Increasingly tech-savvy travelers appear to be influencing the Federal Aviation Administration.
The agency may cut passengers some slack when it comes to keeping certain devices turned on during takeoff and landing. This week, an F.A.A. advisory panel will meet to complete its recommendations to relax many of its current restrictions.
The guidelines are expected to allow reading e-books on devices like the Kindle and Nook, listening to iPods, and watching videos. This is according to several of the panel’s members who requested anonymity.
But don't plan on sending or receiving e-mails or text messages or using Wi-Fi during. Those restrictions are expected to remain intact.
The panel will recommend its new policy to the F.A.A. by the end of the month and the changes are expected to take effect in 2014.

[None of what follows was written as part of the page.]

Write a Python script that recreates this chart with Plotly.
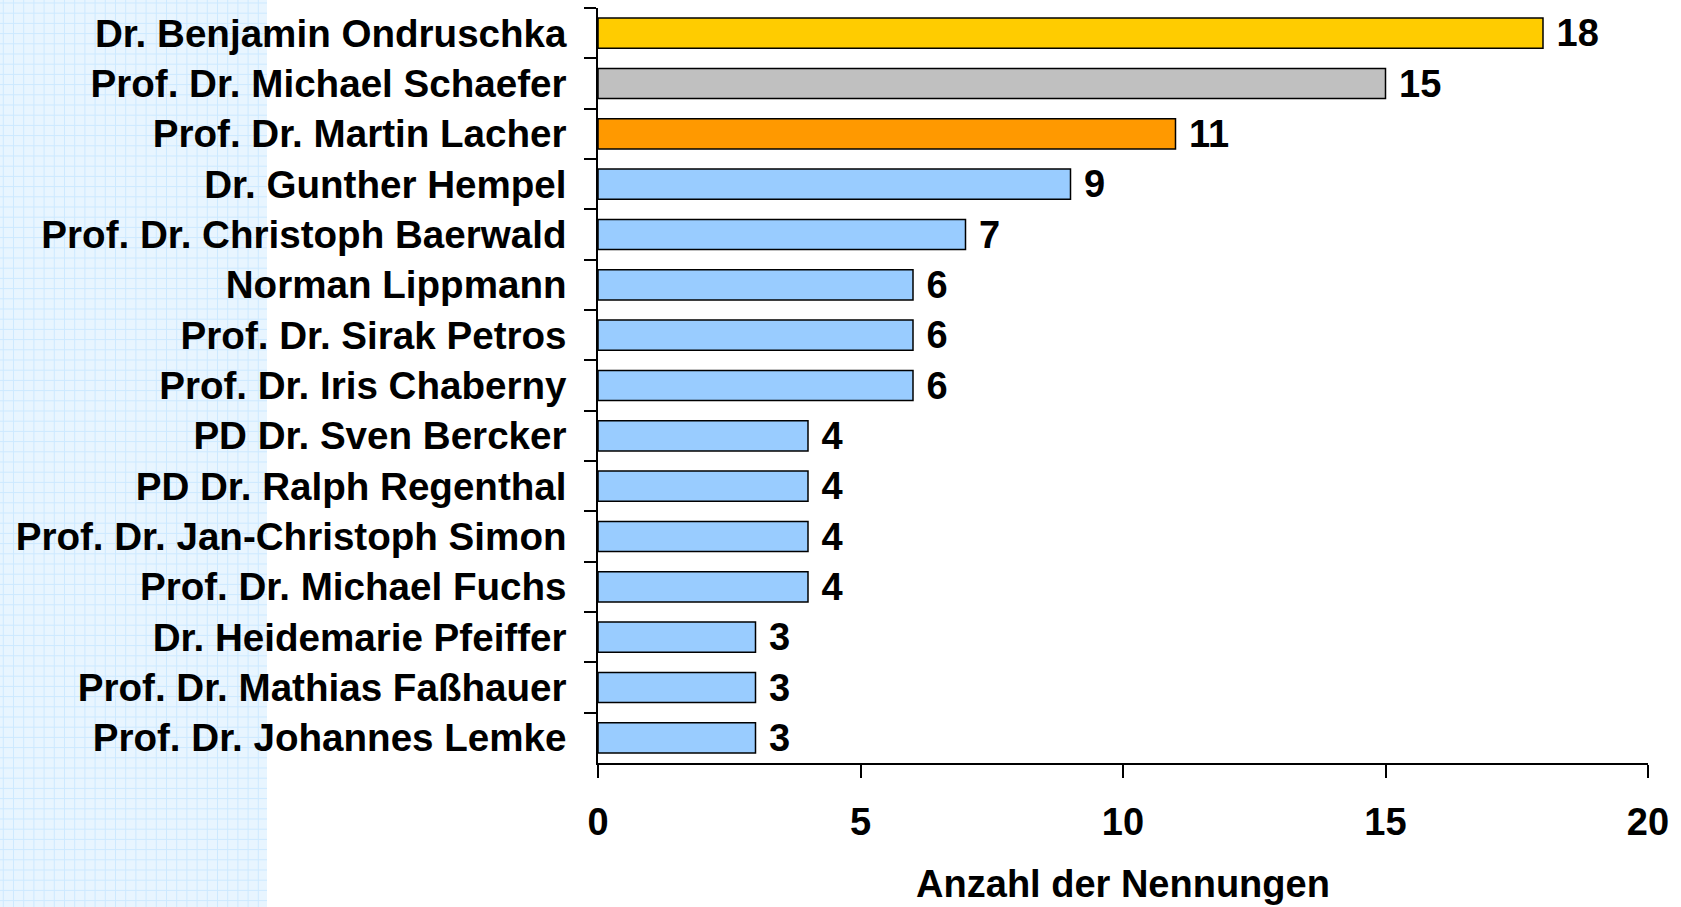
import plotly.graph_objects as go

names = [
    "Dr. Benjamin Ondruschka",
    "Prof. Dr. Michael Schaefer",
    "Prof. Dr. Martin Lacher",
    "Dr. Gunther Hempel",
    "Prof. Dr. Christoph Baerwald",
    "Norman Lippmann",
    "Prof. Dr. Sirak Petros",
    "Prof. Dr. Iris Chaberny",
    "PD Dr. Sven Bercker",
    "PD Dr. Ralph Regenthal",
    "Prof. Dr. Jan-Christoph Simon",
    "Prof. Dr. Michael Fuchs",
    "Dr. Heidemarie Pfeiffer",
    "Prof. Dr. Mathias Faßhauer",
    "Prof. Dr. Johannes Lemke",
]
counts = [18, 15, 11, 9, 7, 6, 6, 6, 4, 4, 4, 4, 3, 3, 3]
colors = ["#FFCC00", "#C0C0C0", "#FF9900"] + ["#99CCFF"] * 12
x_ticks = [0, 5, 10, 15, 20]

W, H = 1681, 907
L, R, T, B = 598, 33, 8, 144
pw = W - L - R
ph = H - T - B
FONT = "Liberation Sans, Arial, sans-serif"
FS = 38

fig = go.Figure(go.Bar(
    x=counts,
    y=names,
    orientation="h",
    width=0.6,
    marker=dict(color=colors, line=dict(color="black", width=1.5)),
    texttemplate="\u00a0<b>%{x}</b>",
    textposition="outside",
    constraintext="none",
    textfont=dict(family=FONT, size=FS, color="black"),
    cliponaxis=False,
))

# decorative light-blue grid panel on the left
def px2paper_x(px):
    return (px - L) / pw

def px2paper_y(py):
    return 1 - (py - T) / ph

shapes = [dict(type="rect", xref="paper", yref="paper",
               x0=px2paper_x(0), x1=px2paper_x(267),
               y0=px2paper_y(H), y1=px2paper_y(0),
               fillcolor="#E8F5FF", line=dict(width=0), layer="below")]
step = 10.2
v = 3.3
while v < 267:
    shapes.append(dict(type="line", xref="paper", yref="paper",
                       x0=px2paper_x(v), x1=px2paper_x(v),
                       y0=px2paper_y(H), y1=px2paper_y(0),
                       line=dict(color="#CDE9FF", width=1), layer="below"))
    v += step
h = 3.0
while h < H:
    shapes.append(dict(type="line", xref="paper", yref="paper",
                       x0=px2paper_x(0), x1=px2paper_x(267),
                       y0=px2paper_y(h), y1=px2paper_y(h),
                       line=dict(color="#CDE9FF", width=1), layer="below"))
    h += step

fig.update_layout(
    width=W, height=H,
    margin=dict(l=L, r=R, t=T, b=B),
    paper_bgcolor="white",
    plot_bgcolor="white",
    showlegend=False,
    font=dict(family=FONT, size=FS, color="black"),
    shapes=shapes,
    xaxis=dict(
        range=[0, 20],
        tickvals=x_ticks,
        ticktext=[f"<b>{t}</b>" for t in x_ticks],
        showgrid=False,
        zeroline=False,
        showline=True,
        linecolor="black",
        linewidth=1.5,
        ticks="outside",
        ticklen=13,
        tickwidth=1.5,
        tickcolor="black",
        tickfont=dict(family=FONT, size=FS, color="black"),
        ticklabelstandoff=12,
        title=dict(text="<b>Anzahl der Nennungen</b>",
                   font=dict(family=FONT, size=FS, color="black"),
                   standoff=28),
        fixedrange=True,
    ),
    yaxis=dict(
        categoryorder="array",
        categoryarray=names,
        autorange="reversed",
        showgrid=False,
        showline=True,
        linecolor="black",
        linewidth=1.5,
        ticks="outside",
        tickson="boundaries",
        ticklen=12,
        tickwidth=1.5,
        tickcolor="black",
        tickfont=dict(family=FONT, size=38.6, color="black"),
        tickprefix="<b>", ticksuffix="</b>",
        ticklabelstandoff=22,
        fixedrange=True,
    ),
)

fig.write_html("out.html", config={"displayModeBar": False},
               post_script="document.body.style.margin='0px';")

Over the years, pilots have reported hundreds of instances where they suspect electronic devices caused some cockpit instruments to malfunction. But regulators have never been able to determine that electronic devices interfered with flight instruments.
Even with the ban, many passengers forget to turn off their electronics, or simply ignore instructions to do so. The policy has even triggered conflict.
Remember when Alec Baldwin was removed from an American Airlines flight in 2011 because he refused to turn off his smartphone? He may be among those who celebrate any changes in the F.A.A.'s policy.